Well, not with this book you don’t. Instead we have the Triple B — that is, a Badly Boring Book. How do you make a book with such a cool premise a tedious slog? I’ve provided a handy numbered list below.

 

  1. Make the main character’s entire existence revolve around the male love interest in the most egregious way possible. Main Character [MC, since I can’t be arsed to recall or  look up her name] studies sexy demons because one started hanging around after her parents died. She wrote a book about demon sex based on her research, and her book got her a job at Adirondack Fairy U, and now she teaches about demon sex. Her life is driven by the sexy demon, but we’re not done yet; we have to suffer through an entire book about MC’s present-day, demon-motivated activities.

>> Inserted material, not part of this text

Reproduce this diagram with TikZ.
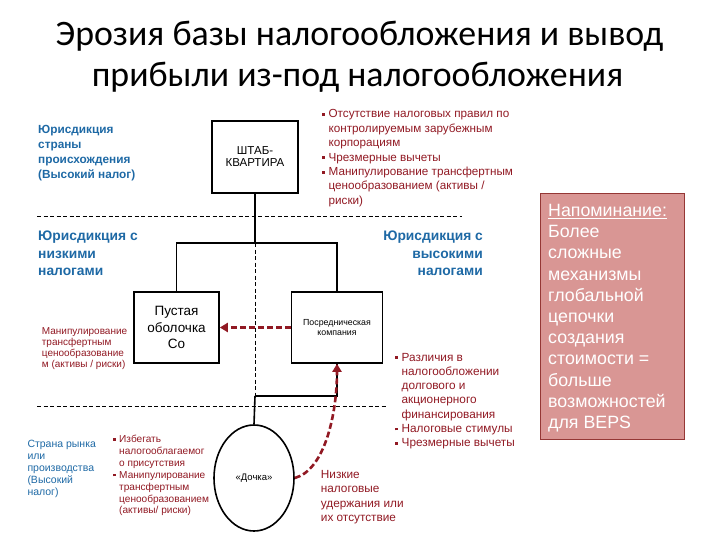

At this point, MC comes across as the emptiest of ciphers, with no motives, personality, or significant relationships of her own, unrelated to the sexy demon. Here we have the sexist trope of fictional woman as nearly irrelevant appendage of  male love interest taken to a stupefying extremity. I remain crashingly indifferent to MC and to the sexy demon, who has predetermined the entire narrative by grooming MC since puberty to be his alarmingly devoted partner. Where’s the plot, character development, exploration, surprise, or pleasure in that? It’s uninteresting and screamingly pedophilic to boot.
  2. Give the main character expertise in characters like the love interest, and then prevent her from applying that expertise. MC is supposedly an expert in sexy supernaturals, but this seems to have no effect on her own experience with one of ’em. She teaches a class full of books on demon lover-like characters, but these only appear as name drops without affecting MC’s self-awareness or insight into her predicament. She knows, for example, that this type of sexy demon will eventually exhaust her with sex and kill her, but she never seems particularly alarmed. In fact, MC might as well not be an expert in sexy demons because, the one time she needs specific info on the aforesaid sexy demon, she turns not to her own research, library, or personal associates, but to the Fairy Queen, who dropped a vague passing reference to the sexy demon having been human once. The author writes many opportunities for MC to demonstrate individuality, assertiveness, or, at the very least, a fleeting modicum of original thought, and then stonewalls every single one of them. You can literally see the author forcing her ostensible heroine into passive, ineffectual, clueless twittitude, much as the sexy demon does. I’d feel sorry for the main character, but she’s not enough of a person to really merit any sympathy.
  3. Railroad the sexy supernatural for a significant portion of the story. For a while there in the beginning, MC and the sexy demon have rapey encounters [still not clear on whether she consents to any of this, especially as she thinks it occurs in her dreams] and subsequent dramatic conflicts. Then MC tries banishing the sexy demon, and the story just flattens out, even when a dreamy new prof appears, and MC starts getting it on with him. Of course, to the surprise of absolutely no one who has been following the moonlight imagery associated with the sexy demon, the new prof is the demon, just in human form and totally not banished at all. Yet this is incredibly boring because all MC and the new prof do is…uh… have lots of hot, consensual sex. That’s it; that’s their entire relationship. No character development! No explosions! To be clear, I’m not campaigning for persistently rapey love interests here. I’m just saying that we read paranormal romance for dramatic conflicts and sexy supernaturals, and the author provides neither for long enough so that my mind wanders.

 

In summary, this treatment of the demon lover trope greatly disappointed me and, even worse, bored me. Hey, even though Father of Lies disappointed me [probably even more], it approached the same subject more engagingly — in much better prose too.